Deutsche Post (including its subsidiaries DHL and Exel) received full immunity from fines. Deutsche Bahn (including Schenker and BAX), Ceva, Agility and Yusen received reductions of fines ranging from 5 to 50 per cent. The reductions reflected the timing of their cooperation and the extent to which the evidence they provided helped the Commission to prove the respective cartels.
“When the UK decided to introduce an electronic declaration for exports in 2003, freight forwarders agreed on establishing a surcharge on this reporting service and to fix its amount according to the size of the customer (the “new export system” or NES cartel),” the commission said.

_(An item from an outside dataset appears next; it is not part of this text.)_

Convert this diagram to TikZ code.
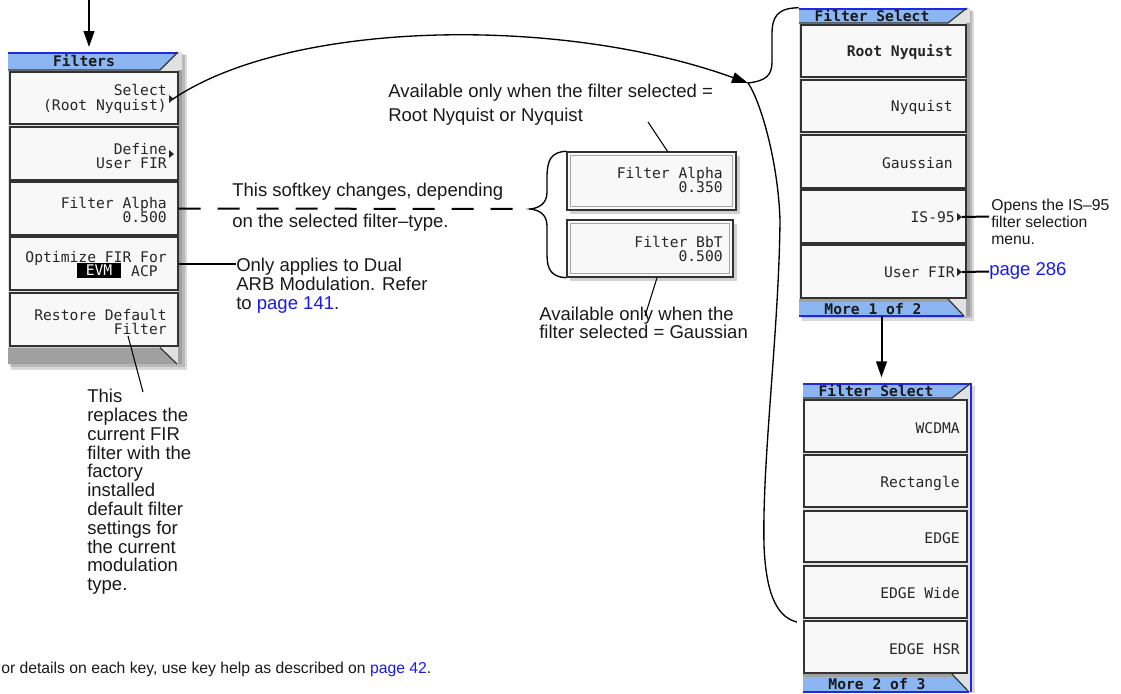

“The “advanced manifest system” (AMS cartel) refers to a regulatory requirement by the US customs to provide advance information on goods to be shipped to the US. In 2003-2004, a group of forwarders agreed to introduce a surcharge for the AMS service, i.e. for processing the electronic transmission of such information to the US customs authorities. They also agreed not to use the surcharge as a tool for competition.
“The NES and AMS cartels related to exports respectively from Europe to the rest of the world and from Europe to the US.
“In the “currency adjustment factor” (CAF) cartel, following the appreciation of the Chinese currency (RMB) against the USD in 2005, international freight forwarders agreed on a shift of contracts from USD to RMB or, if this was not possible, on the introduction of a CAF surcharge and on its level. The collusion was driven by the fact that in general, the local services at Chinese airports were paid for by forwarders in RMB, while the customers of forwarders were billed in USD which consequently might have led to losses.
“In the “peak season surcharge” (PSS) cartel the freight forwarders agreed in so called “Breakfast Meetings” held in Hong Kong on the introduction and timing of a PSS, to be charged during the peak season transport period in the run up to Christmas (lasting generally from September to December) and on occasions also discussed the level of the surcharge.
“The CAF and PSS cartels concerned imports of goods from China/Hong Kong to Europe,” the commission said.
* In October 2010, the US Department of Justice fined six international freight forwarders a total of $50.27 million for their roles in conspiracies to fix a variety of fees and charges in connection with the provision of freight forwarding services for international air cargo shipments.
* And in November 2010, the European Commission fined 11 air cargo carriers a total of £690million (799m euros) for operating a worldwide cartel which affected cargo services within the European Economic area.